Adjudicator’s Opinion

Ombudsman’s decision

5 CAS-56741-P0P6

In summary it had been agreed by both Mrs N and TP that the Grant of Probate would be provided once it was available. As it was not provided TP could not disclose the value of the death grant and the two-year limit was passed. It is unfortunate that the tax charge has been incurred and I can understand Mr N’s frustration, but I do not find that TP is responsible for this impact on Mr N.

I do not uphold Mr N’s complaint.

Anthony Arter CBE

Deputy Pensions Ombudsman 05 November 2024

6 CAS-56741-P0P6 Appendix 1

Taxation of “Defined Benefit Lump Sum Death Benefits” where payment of the death grant is delayed for more than 2 years, or a death grant is paid in respect of a member over 75.

Income Tax (Earnings and Pensions) Act 2003

636AA Taxable lump sum death benefits

(1) The following are the lump sums mentioned in section 636A (4) and (4ZA).

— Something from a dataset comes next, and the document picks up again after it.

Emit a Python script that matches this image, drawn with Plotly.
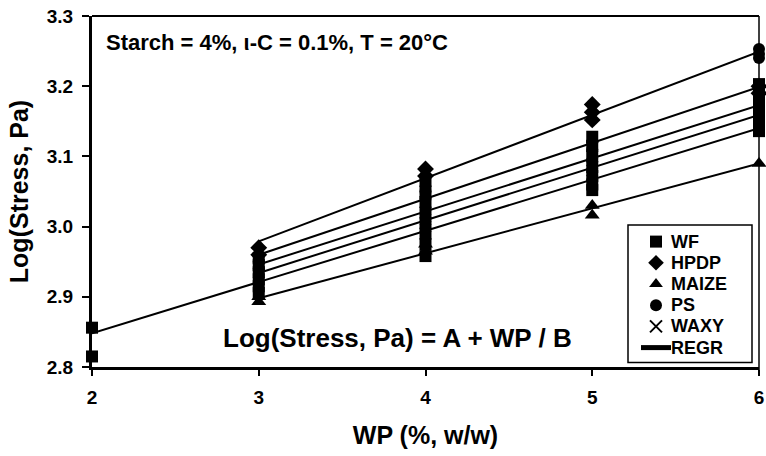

… (3) A drawdown pension fund lump sum death benefit under paragraph 17(1) of Schedule 29 to FA 2004, a flexi-access drawdown fund lump sum death benefit under paragraph 17A (1) of that Schedule, a defined benefits lump sum death benefit or an uncrystallised funds lump sum death benefit—

(a) paid in respect of a member of the scheme who had reached the age of 75 at the date of the member's death, or

(b) paid in respect of a member of the scheme who had not reached the age of 75 at the date of the member's death, but not paid before the end of the relevant 2-year period in respect of the member's death.

[The definition of the relevant 2-year period is contained in 636AA (6) of ITEPA 2003 as follows]

636AA Taxable lump sum death benefits

“relevant 2-year period”, in relation to a death, means the period of 2 years beginning with the earlier of—

(a) the day on which TP of the scheme mentioned in section 636A (4) or (4ZA) (as the case may be) first knew of the death, and

(b) the day on which that scheme administrator could first reasonably have been expected to have known of it.